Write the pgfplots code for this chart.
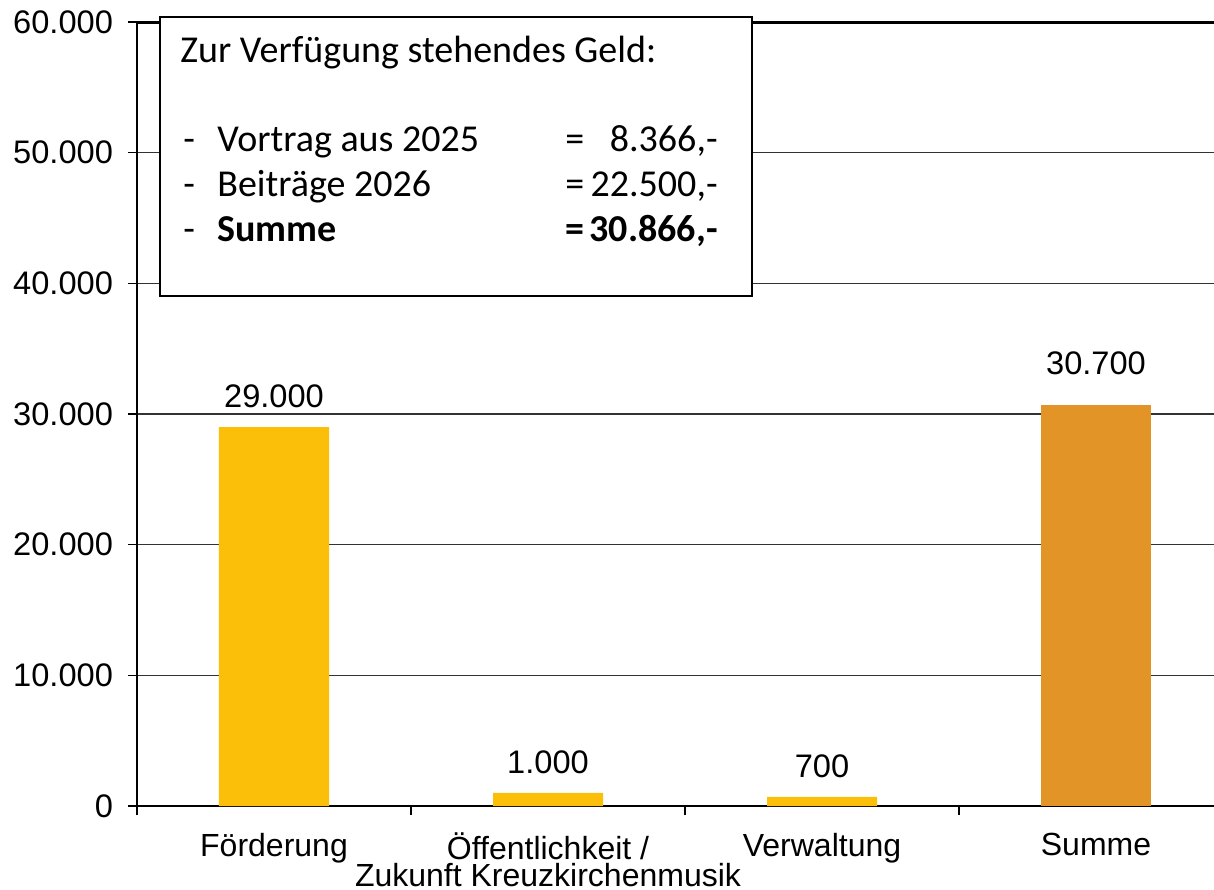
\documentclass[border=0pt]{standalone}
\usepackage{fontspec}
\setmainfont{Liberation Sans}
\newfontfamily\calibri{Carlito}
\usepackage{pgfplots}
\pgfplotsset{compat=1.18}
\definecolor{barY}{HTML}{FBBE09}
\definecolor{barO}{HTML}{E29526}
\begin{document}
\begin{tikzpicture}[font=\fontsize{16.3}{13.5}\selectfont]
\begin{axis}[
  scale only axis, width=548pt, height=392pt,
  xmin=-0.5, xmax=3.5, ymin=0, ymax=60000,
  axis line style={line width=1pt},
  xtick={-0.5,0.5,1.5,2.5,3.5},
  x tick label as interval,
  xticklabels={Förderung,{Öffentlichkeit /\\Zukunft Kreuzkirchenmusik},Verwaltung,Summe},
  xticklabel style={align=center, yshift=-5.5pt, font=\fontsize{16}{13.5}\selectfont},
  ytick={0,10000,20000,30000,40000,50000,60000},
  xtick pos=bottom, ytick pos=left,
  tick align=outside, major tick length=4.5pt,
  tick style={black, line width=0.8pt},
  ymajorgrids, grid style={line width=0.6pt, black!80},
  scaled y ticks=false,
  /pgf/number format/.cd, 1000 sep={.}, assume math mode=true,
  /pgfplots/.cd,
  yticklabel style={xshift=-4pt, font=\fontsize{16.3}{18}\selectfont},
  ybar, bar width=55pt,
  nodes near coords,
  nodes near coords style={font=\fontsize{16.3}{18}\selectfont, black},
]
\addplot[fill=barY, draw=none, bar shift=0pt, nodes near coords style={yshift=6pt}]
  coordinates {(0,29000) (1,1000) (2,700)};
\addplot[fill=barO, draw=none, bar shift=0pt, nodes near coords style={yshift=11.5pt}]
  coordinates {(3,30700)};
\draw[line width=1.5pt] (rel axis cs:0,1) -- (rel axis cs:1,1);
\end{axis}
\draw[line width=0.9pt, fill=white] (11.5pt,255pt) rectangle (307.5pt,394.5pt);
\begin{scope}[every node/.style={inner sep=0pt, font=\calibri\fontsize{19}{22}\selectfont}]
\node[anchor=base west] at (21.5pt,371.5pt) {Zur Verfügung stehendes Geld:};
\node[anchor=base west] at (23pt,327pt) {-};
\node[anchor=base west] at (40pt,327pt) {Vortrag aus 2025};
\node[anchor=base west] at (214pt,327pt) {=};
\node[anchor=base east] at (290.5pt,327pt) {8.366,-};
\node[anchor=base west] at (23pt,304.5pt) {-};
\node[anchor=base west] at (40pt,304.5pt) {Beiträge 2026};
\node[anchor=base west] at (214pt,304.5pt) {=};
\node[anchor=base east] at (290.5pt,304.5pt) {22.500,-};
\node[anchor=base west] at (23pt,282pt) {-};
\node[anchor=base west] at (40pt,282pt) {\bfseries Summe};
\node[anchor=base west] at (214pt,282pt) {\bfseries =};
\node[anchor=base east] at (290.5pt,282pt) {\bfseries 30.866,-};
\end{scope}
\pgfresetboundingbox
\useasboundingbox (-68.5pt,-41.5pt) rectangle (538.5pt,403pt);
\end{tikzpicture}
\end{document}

******************************

## WRITTEN INSTRUCTION
Reproduce all of the material exactly, apart from the pictures.

## THE RESPONSE
Write the pgfplots code for this chart.
\documentclass[border=0pt]{standalone}
\usepackage{fontspec}
\setmainfont{Liberation Sans}
\newfontfamily\calibri{Carlito}
\usepackage{pgfplots}
\pgfplotsset{compat=1.18}
\definecolor{barY}{HTML}{FBBE09}
\definecolor{barO}{HTML}{E29526}
\begin{document}
\begin{tikzpicture}[font=\fontsize{16.3}{13.5}\selectfont]
\begin{axis}[
  scale only axis, width=548pt, height=392pt,
  xmin=-0.5, xmax=3.5, ymin=0, ymax=60000,
  axis line style={line width=1pt},
  xtick={-0.5,0.5,1.5,2.5,3.5},
  x tick label as interval,
  xticklabels={Förderung,{Öffentlichkeit /\\Zukunft Kreuzkirchenmusik},Verwaltung,Summe},
  xticklabel style={align=center, yshift=-5.5pt, font=\fontsize{16}{13.5}\selectfont},
  ytick={0,10000,20000,30000,40000,50000,60000},
  xtick pos=bottom, ytick pos=left,
  tick align=outside, major tick length=4.5pt,
  tick style={black, line width=0.8pt},
  ymajorgrids, grid style={line width=0.6pt, black!80},
  scaled y ticks=false,
  /pgf/number format/.cd, 1000 sep={.}, assume math mode=true,
  /pgfplots/.cd,
  yticklabel style={xshift=-4pt, font=\fontsize{16.3}{18}\selectfont},
  ybar, bar width=55pt,
  nodes near coords,
  nodes near coords style={font=\fontsize{16.3}{18}\selectfont, black},
]
\addplot[fill=barY, draw=none, bar shift=0pt, nodes near coords style={yshift=6pt}]
  coordinates {(0,29000) (1,1000) (2,700)};
\addplot[fill=barO, draw=none, bar shift=0pt, nodes near coords style={yshift=11.5pt}]
  coordinates {(3,30700)};
\draw[line width=1.5pt] (rel axis cs:0,1) -- (rel axis cs:1,1);
\end{axis}
\draw[line width=0.9pt, fill=white] (11.5pt,255pt) rectangle (307.5pt,394.5pt);
\begin{scope}[every node/.style={inner sep=0pt, font=\calibri\fontsize{19}{22}\selectfont}]
\node[anchor=base west] at (21.5pt,371.5pt) {Zur Verfügung stehendes Geld:};
\node[anchor=base west] at (23pt,327pt) {-};
\node[anchor=base west] at (40pt,327pt) {Vortrag aus 2025};
\node[anchor=base west] at (214pt,327pt) {=};
\node[anchor=base east] at (290.5pt,327pt) {8.366,-};
\node[anchor=base west] at (23pt,304.5pt) {-};
\node[anchor=base west] at (40pt,304.5pt) {Beiträge 2026};
\node[anchor=base west] at (214pt,304.5pt) {=};
\node[anchor=base east] at (290.5pt,304.5pt) {22.500,-};
\node[anchor=base west] at (23pt,282pt) {-};
\node[anchor=base west] at (40pt,282pt) {\bfseries Summe};
\node[anchor=base west] at (214pt,282pt) {\bfseries =};
\node[anchor=base east] at (290.5pt,282pt) {\bfseries 30.866,-};
\end{scope}
\pgfresetboundingbox
\useasboundingbox (-68.5pt,-41.5pt) rectangle (538.5pt,403pt);
\end{tikzpicture}
\end{document}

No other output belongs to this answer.